All this, Juvonen said, can add up to a vicious cycle. The shy kid who gets picked on, for example, becomes even more withdrawn. When bullied, he responds submissively and becomes increasingly vulnerable. Eventually he reaches the point where “he starts showing all over his face and all over his body that he is indeed a good target, just waiting to be pounced on.”
Schools have had success with policing and disciplining individual bullies, Juvonen said. “But bullying is not a problem of specific individuals. Bullying is a collective problem.
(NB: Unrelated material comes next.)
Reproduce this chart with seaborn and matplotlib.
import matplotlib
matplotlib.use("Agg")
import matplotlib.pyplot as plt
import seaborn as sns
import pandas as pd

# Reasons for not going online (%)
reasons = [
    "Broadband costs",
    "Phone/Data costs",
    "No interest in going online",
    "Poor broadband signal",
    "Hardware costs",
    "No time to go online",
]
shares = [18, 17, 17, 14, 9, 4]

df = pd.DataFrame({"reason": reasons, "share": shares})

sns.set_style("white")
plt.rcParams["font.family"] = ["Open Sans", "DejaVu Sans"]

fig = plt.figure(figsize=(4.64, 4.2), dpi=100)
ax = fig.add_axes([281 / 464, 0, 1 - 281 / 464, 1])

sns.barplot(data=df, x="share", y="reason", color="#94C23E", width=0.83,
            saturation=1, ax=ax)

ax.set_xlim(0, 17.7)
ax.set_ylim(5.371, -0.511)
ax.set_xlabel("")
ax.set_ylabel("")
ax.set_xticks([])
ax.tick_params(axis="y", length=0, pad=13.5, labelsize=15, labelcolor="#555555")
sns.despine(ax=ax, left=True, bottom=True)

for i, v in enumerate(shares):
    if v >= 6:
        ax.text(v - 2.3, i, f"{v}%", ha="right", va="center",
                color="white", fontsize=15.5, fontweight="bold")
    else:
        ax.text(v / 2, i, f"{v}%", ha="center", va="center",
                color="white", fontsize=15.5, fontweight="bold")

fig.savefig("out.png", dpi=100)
We need to address the social dynamics.
“Bullies can stop being bullies, and victims can stop being victims,” Juvonen said. “What we’ve learned is that these are temporary social roles, not permanent personality characteristics.”
Teachers and school administrators, she suggested, might start by thinking differently — even empathetically — about bullies. “Think if there might be another way to provide them with a sense of control and power other than being mean to others,” she suggested. “I’ve seen some very clever teachers do that. When they see a kid who’s constantly on the case of other kids, these clever teachers give this kid a special role” that channels the bully’s energies more positively.
Schools should also do a better job of helping the victims, who are often forgotten in the larger drama of reining in the bullies. “Victims can learn new ways to perceive their plight and their suffering,” Juvonen said, “realizing that it’s not something about them that causes this” and developing effective social skills.
Helping kids — bullies and victims alike — foster friendships can also make a difference.
“We have not come to appreciate the power of friendships,” Juvonen said. “Sometimes school administrators and teachers really think that friendships among kids are a nuisance. They want to separate friends because they’re causing trouble.”
For lonely kids with a propensity for becoming victims, having just one friend may be enough to protect them.
“We have to start thinking about meaningful buddy programs that connect them with somebody,” Juvonen said, “to make sure that there’s somebody at the school who says ‘Hi!’ in the morning rather than punching them.”